[TASK DETAILS] Copy the records below word for word, from the first line through the line that contains "1.2, 1.4, 1.6];", and leave out any pictures.

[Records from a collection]
^^^^^^^^

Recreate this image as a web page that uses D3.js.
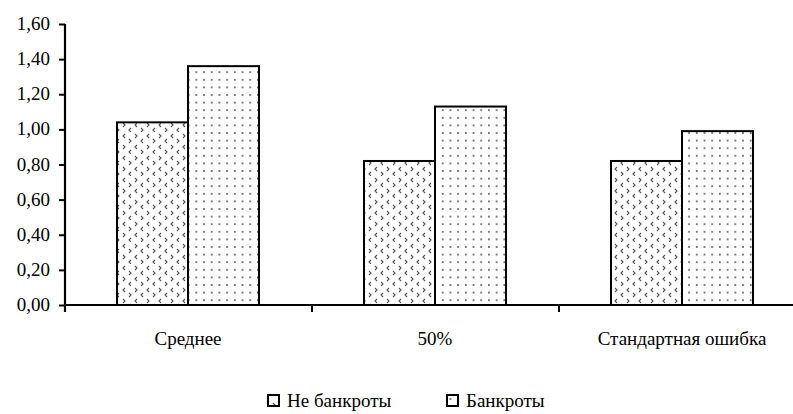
<!DOCTYPE html>
<html><head><meta charset="utf-8">
<script src="https://cdn.jsdelivr.net/npm/d3@7/dist/d3.min.js"></script>
</head><body style="margin:0"><svg id="c" width="793" height="414" font-family="Liberation Serif" style="display:block"></svg>
<script>
const categories = ["Среднее", "50%", "Стандартная ошибка"];
const seriesNames = ["Не банкроты", "Банкроты"];
const nonBankrupt = [1.04, 0.82, 0.82];
const bankrupt = [1.36, 1.13, 0.99];
const yTicks = [0, 0.2, 0.4, 0.6, 0.8, 1.0, 1.2, 1.4, 1.6];

const FS = 19;
const svg = d3.select("#c");
const defs = svg.append("defs");
// chevron pattern
const p1 = defs.append("pattern").attr("id","pChev").attr("patternUnits","userSpaceOnUse")
  .attr("width",24).attr("height",22);
p1.append("rect").attr("width",24).attr("height",22).attr("fill","#fff");
const chev = (g,x,y,dir)=> g.append("path")
  .attr("d", dir<0 ? `M${x+2},${y-2} L${x},${y} L${x+2},${y+2}` : `M${x},${y-2} L${x+2},${y} L${x},${y+2}`)
  .attr("fill","none").attr("stroke","#555").attr("stroke-width",1.1);
chev(p1,3,4,-1); chev(p1,15,4,1); chev(p1,9,9,1); chev(p1,21,9,-1);
chev(p1,3,15,1); chev(p1,15,15,-1); chev(p1,9,20,-1); chev(p1,21,20,1);
// dot pattern
const p2 = defs.append("pattern").attr("id","pDot").attr("patternUnits","userSpaceOnUse")
  .attr("width",7.7).attr("height",7.6);
p2.append("rect").attr("width",7.7).attr("height",7.6).attr("fill","#fff");
p2.append("rect").attr("x",3).attr("y",3).attr("width",1.6).attr("height",1.6).attr("fill","#444");
const fills = ["url(#pChev)","url(#pDot)"];

const y = d3.scaleLinear().domain([0,1.6]).range([305,24]);
const x0 = d3.scaleBand().domain(categories).range([65, 806]).padding(0);
const x1 = d3.scaleBand().domain(seriesNames).range([52, 194]).padding(0);

const data = categories.map((c,i)=>({cat:c, vals:[nonBankrupt[i], bankrupt[i]]}));

const g = svg.append("g");
data.forEach(d=>{
  d.vals.forEach((v,j)=>{
    g.append("rect")
      .attr("x", x0(d.cat)+x1(seriesNames[j]))
      .attr("y", y(v))
      .attr("width", x1.bandwidth())
      .attr("height", y(0)-y(v))
      .attr("fill", fills[j])
      .attr("stroke","#000").attr("stroke-width",2);
  });
});

// Y axis
const yAxis = d3.axisLeft(y).tickValues(yTicks).tickSize(6).tickSizeOuter(0).tickFormat("");
const ya = svg.append("g").attr("transform","translate(65,0)").call(yAxis);
ya.attr("font-family", null);
ya.select(".domain").attr("stroke","#000").attr("stroke-width",2.2)
  .attr("d","M0,24V312");
ya.selectAll(".tick line").attr("stroke","#000").attr("stroke-width",2);
ya.selectAll(".tick text").remove();
const fmt = d => d3.format(".2f")(d).replace(".",",");
yTicks.forEach(t=>{
  svg.append("text").attr("x",50).attr("y",y(t)+6).attr("text-anchor","end")
    .attr("font-size",FS).text(fmt(t));
});

// X axis
svg.append("line").attr("x1",65).attr("x2",806).attr("y1",305).attr("y2",305)
  .attr("stroke","#000").attr("stroke-width",2.2);
categories.slice(1).forEach(c=>{
  svg.append("line").attr("x1",x0(c)).attr("x2",x0(c)).attr("y1",305).attr("y2",312)
    .attr("stroke","#000").attr("stroke-width",2);
});
categories.forEach(c=>{
  svg.append("text").attr("x",x0(c)+x1.range()[0]+x1.bandwidth()).attr("y",345)
    .attr("text-anchor","middle").attr("font-size",FS).text(c);
});

// Legend
const legX = [267, 446];
seriesNames.forEach((s,j)=>{
  svg.append("rect").attr("x",legX[j]+1).attr("y",395).attr("width",11).attr("height",11)
    .attr("fill",fills[j]).attr("stroke","#000").attr("stroke-width",2);
  svg.append("text").attr("x",legX[j]+20).attr("y",407).attr("font-size",FS).text(s);
});
</script></body></html>
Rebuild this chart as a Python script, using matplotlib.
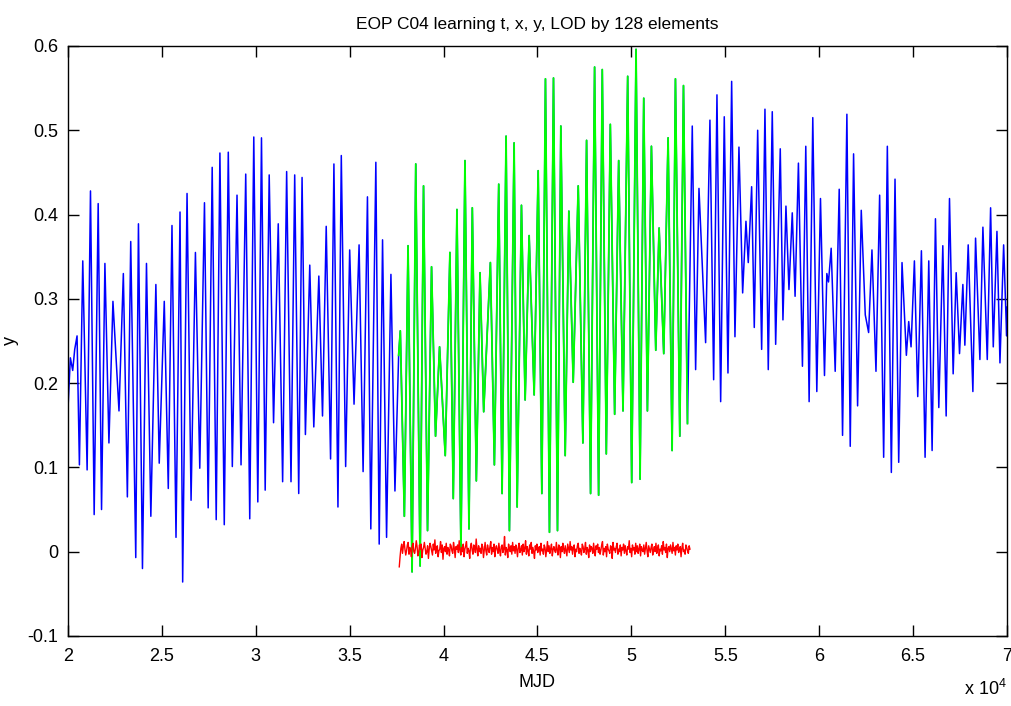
import numpy as np
import matplotlib
matplotlib.use("Agg")
import matplotlib.pyplot as plt
from matplotlib import font_manager as fm

# ---------------- data ----------------
blue1_mjd = [20000, 20125, 20250, 20357, 20482, 20607, 20786, 21018, 21197, 21393,
             21607, 21786, 21965, 22179, 22393, 22715, 22947, 23161, 23340, 23608,
             23751, 23965, 24179, 24411, 24679, 24858, 25126, 25340, 25537, 25751,
             25965, 26106, 26339, 26553, 26785, 27017, 27267, 27464, 27678, 27892,
             28089, 28321, 28535, 28750, 29000, 29214, 29464, 29678, 29893, 30107,
             30303, 30500, 30714, 30946, 31196, 31429, 31643, 31875, 32072, 32286,
             32464, 32642, 32874, 33089, 33357, 33553, 33750, 33982, 34160, 34375,
             34553, 34785, 35000, 35232, 35500, 35714, 35946, 36125, 36393, 36571,
             36750, 36964, 37196, 37410]
blue1_y = [0.17, 0.23, 0.215, 0.24, 0.256, 0.103, 0.345, 0.097, 0.428, 0.044,
           0.413, 0.05, 0.342, 0.129, 0.297, 0.167, 0.33, 0.065, 0.368, -0.007,
           0.389, -0.02, 0.342, 0.042, 0.317, 0.105, 0.297, 0.075, 0.387, 0.017,
           0.403, -0.036, 0.425, 0.061, 0.355, 0.099, 0.414, 0.052, 0.456, 0.038,
           0.473, 0.032, 0.474, 0.101, 0.423, 0.103, 0.448, 0.039, 0.492, 0.059,
           0.491, 0.073, 0.447, 0.153, 0.389, 0.083, 0.451, 0.083, 0.447, 0.069,
           0.444, 0.139, 0.34, 0.148, 0.327, 0.161, 0.386, 0.11, 0.46, 0.053,
           0.47, 0.101, 0.358, 0.175, 0.364, 0.095, 0.421, 0.027, 0.462, 0.009,
           0.37, 0.017, 0.329, 0.072]

green_mjd = [37607, 37696, 37911, 38107, 38322, 38518, 38750, 38932, 39145, 39359,
             39572, 39786, 40089, 40338, 40516, 40712, 40925, 41139, 41352, 41530,
             41744, 41940, 42136, 42492, 42705, 42937, 43115, 43328, 43506, 43755,
             43916, 44147, 44343, 44556, 44823, 45037, 45233, 45425, 45639, 45853,
             46066, 46244, 46476, 46671, 46903, 47170, 47419, 47615, 47828, 48042,
             48256, 48451, 48665, 48879, 49110, 49324, 49555, 49804, 50018, 50249,
             50463, 50659, 50854, 51068, 51299, 51477, 51724, 51956, 52169, 52347,
             52579, 52775, 52988]
green_y = [0.233, 0.262, 0.042, 0.363, -0.024, 0.46, -0.017, 0.434, 0.025, 0.338,
           0.137, 0.243, 0.114, 0.355, 0.063, 0.406, 0.002, 0.464, 0.027, 0.408,
           0.084, 0.331, 0.166, 0.343, 0.103, 0.436, 0.069, 0.493, 0.025, 0.485,
           0.053, 0.411, 0.18, 0.375, 0.186, 0.452, 0.069, 0.561, 0.023, 0.562,
           0.025, 0.505, 0.114, 0.404, 0.201, 0.434, 0.129, 0.488, 0.069, 0.575,
           0.067, 0.572, 0.116, 0.507, 0.163, 0.464, 0.167, 0.564, 0.082, 0.596,
           0.086, 0.538, 0.167, 0.481, 0.239, 0.384, 0.235, 0.491, 0.12, 0.561,
           0.137, 0.553, 0.152]

blue2_mjd = [53243, 53422, 53600, 53954, 54184, 54381, 54558, 54755, 54947, 55144,
             55340, 55516, 55729, 55926, 56102, 56225, 56405, 56545, 56726, 56938,
             57114, 57290, 57503, 57684, 57929, 58072, 58232, 58392, 58568, 58718,
             58896, 59110, 59288, 59466, 59661, 59875, 60071, 60284, 60409, 60498,
             60640, 60854, 61068, 61246, 61477, 61655, 61833, 62047, 62242, 62456,
             62634, 62812, 63026, 63221, 63435, 63631, 63844, 64040, 64236, 64413,
             64644, 64769, 64894, 65072, 65250, 65445, 65641, 65837, 66015, 66193,
             66371, 66585, 66763, 66941, 67136, 67297, 67475, 67653, 67759, 67937,
             68186, 68329, 68560, 68720, 68952, 69130, 69272, 69468, 69628, 69824,
             69984, 70000]
blue2_y = [0.505, 0.216, 0.431, 0.248, 0.512, 0.204, 0.542, 0.178, 0.516, 0.212,
           0.558, 0.255, 0.48, 0.307, 0.392, 0.343, 0.433, 0.266, 0.5, 0.24,
           0.525, 0.216, 0.522, 0.246, 0.478, 0.275, 0.41, 0.311, 0.402, 0.303,
           0.461, 0.22, 0.481, 0.178, 0.515, 0.19, 0.419, 0.209, 0.33, 0.32,
           0.36, 0.214, 0.43, 0.138, 0.519, 0.125, 0.472, 0.173, 0.405, 0.281,
           0.26, 0.358, 0.214, 0.423, 0.112, 0.481, 0.094, 0.442, 0.106, 0.343,
           0.233, 0.273, 0.243, 0.345, 0.184, 0.357, 0.112, 0.345, 0.12, 0.395,
           0.171, 0.363, 0.161, 0.419, 0.211, 0.331, 0.235, 0.317, 0.245, 0.364,
           0.19, 0.372, 0.228, 0.385, 0.228, 0.408, 0.243, 0.38, 0.224, 0.364,
           0.256, 0.29]

# residuals (in units of 0.001), sampled evenly from red_start to red_end
red_start, red_end = 37640, 53120
red_milli = [
    -18, -6, 4, 9, -2, 6, 12, 3, -4, 1, 8, 11, -3, 5, 2, -6, 7, 10, 0, -2,
    4, 13, 6, -5, -1, 8, 3, 9, -7, 2, 5, 11, 4, -3, 0, 7, -8, 3, 10, 6,
    1, -4, 9, 2, 14, -2, 5, 7, -6, 1, 3, 12, -1, 8, -9, 4, 6, 0, 10, -3,
    5, 2, -5, 9, 7, 1, -2, 11, 4, -7, 6, 3, 8, -1, 13, 2, -4, 5, 0, 9,
    -6, 3, 7, 12, -2, 4, 1, -8, 6, 10, 2, -3, 8, 5, -1, 15, 3, -5, 7, 0,
    4, -2, 9, 6, -7, 2, 11, 1, -4, 8, 3, -1, 6, 12, -3, 5, 0, 9, -6, 4,
    7, 2, -2, 10, 1, -5, 6, 8, -1, 3, 18, -4, 5, 2, -7, 9, 4, 0, 7, -3,
    11, 1, 6, -2, 8, 3, -6, 5, 10, -1, 2, 7, -4, 9, 0, 4, 13, -3, 6, 1,
    -5, 8, 3, 11, -2, 5, 0, -8, 7, 2, 9, -1, 4, 6, -4, 10, 1, 3, -3, 8,
    5, -6, 2, 12, 0, 7, -2, 4, 9, -5, 3, 6, 1, -1, 11, 2, -4, 8, 5, -7,
    6, 0, 10, 3, -2, 7, 1, -5, 9, 4, -1, 12, 2, 6, -3, 5, 8, -6, 3, 0,
    7, 10, -2, 4, 1, -4, 9, 6, -1, 3, 11, -3, 5, 2, -7, 8, 0, 6, 4, -2,
    10, 1, -5, 7, 3, 9, -1, 5, -3, 2, 8, 12, -4, 4, 0, 6, -6, 9, 3, 1,
    -2, 7, 5, -8, 11, 2, 4, -1, 6, 10, -3, 3, 0, 8, -5, 5, 2, 9, -2, 7,
    1, -4, 6, 3, 13, -1, 4, -6, 8, 2, 5, -3, 10, 0, 7, -2, 3, 9, -5, 6,
    2, 0, 8, -3, 4, 11, 1, -6, 7, 3, -1, 5, 9, -4, 2, 6, 0, 10, -2, 4,
    8, -5, 3, 1, 7, -3, 12, 2, 5, -1, 9, -7, 4, 6, 0, 8, 3, -2, 11, 1,
    5, -4, 7, 2, 9, -1, 3, 6, -6, 4, 10, 0, 2, -3, 8, 5, 1, -2, 7, 3]

x_ticks = [20000, 25000, 30000, 35000, 40000, 45000, 50000, 55000, 60000, 65000, 70000]
x_ticklabels = ['2', '2.5', '3', '3.5', '4', '4.5', '5', '5.5', '6', '6.5', '7']
y_ticks = [-0.1, 0.0, 0.1, 0.2, 0.3, 0.4, 0.5, 0.6]
y_ticklabels = ['-0.1', '0', '0.1', '0.2', '0.3', '0.4', '0.5', '0.6']

title = 'EOP C04 learning t, x, y, LOD by 128 elements'

# ---------------- font ----------------
names = {f.name for f in fm.fontManager.ttflist}
fam = ['Liberation Sans Narrow', 'DejaVu Sans'] if 'Liberation Sans Narrow' in names else ['Liberation Sans', 'DejaVu Sans']
plt.rcParams['font.family'] = fam
plt.rcParams['mathtext.fontset'] = 'custom'
plt.rcParams['mathtext.rm'] = fam[0]

# ---------------- plot ----------------
fig = plt.figure(figsize=(10.12, 7.06), dpi=100)
ax = fig.add_axes([0.0672, 0.0992, 0.9278, 0.8357])

blue_mjd = np.concatenate([blue1_mjd, green_mjd, blue2_mjd])
blue_y = np.concatenate([blue1_y, green_y, blue2_y])
ax.plot(blue_mjd, blue_y, color=(0, 0, 1), lw=1.1, zorder=2)
ax.plot(green_mjd, green_y, color=(0, 1, 0), lw=1.3, zorder=3)
red_mjd = np.linspace(red_start, red_end, len(red_milli))
ax.plot(red_mjd, np.array(red_milli) / 1000.0, color=(1, 0, 0), lw=1.0, zorder=4)

ax.set_xlim(20000, 70000)
ax.set_ylim(-0.1, 0.6)
ax.set_xticks(x_ticks)
ax.set_xticklabels(x_ticklabels)
ax.set_yticks(y_ticks)
ax.set_yticklabels(y_ticklabels)
ax.tick_params(direction='in', length=8, width=1, top=True, right=True,
               labelsize=13, colors='black')
ax.tick_params(axis='x', pad=9)
ax.tick_params(axis='y', pad=7)
for s in ax.spines.values():
    s.set_linewidth(1.0)
    s.set_color('black')

ax.set_title(title, fontsize=12.5, pad=12)
ax.set_xlabel('MJD', fontsize=13, labelpad=6)
ax.set_ylabel('y', fontsize=13)
ax.yaxis.set_label_coords(-0.052, 0.5)
ax.text(1.0, -0.072, r'x $\mathregular{10^{4}}$', transform=ax.transAxes,
        ha='right', va='top', fontsize=13)

fig.savefig('out.png', dpi=100, facecolor='white')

^^^^^^^^

[TASK RESPONSE]
Recreate this image as a web page that uses D3.js.
<!DOCTYPE html>
<html><head><meta charset="utf-8">
<script src="https://cdn.jsdelivr.net/npm/d3@7/dist/d3.min.js"></script>
</head><body style="margin:0"><svg id="c" width="793" height="414" font-family="Liberation Serif" style="display:block"></svg>
<script>
const categories = ["Среднее", "50%", "Стандартная ошибка"];
const seriesNames = ["Не банкроты", "Банкроты"];
const nonBankrupt = [1.04, 0.82, 0.82];
const bankrupt = [1.36, 1.13, 0.99];
const yTicks = [0, 0.2, 0.4, 0.6, 0.8, 1.0, 1.2, 1.4, 1.6];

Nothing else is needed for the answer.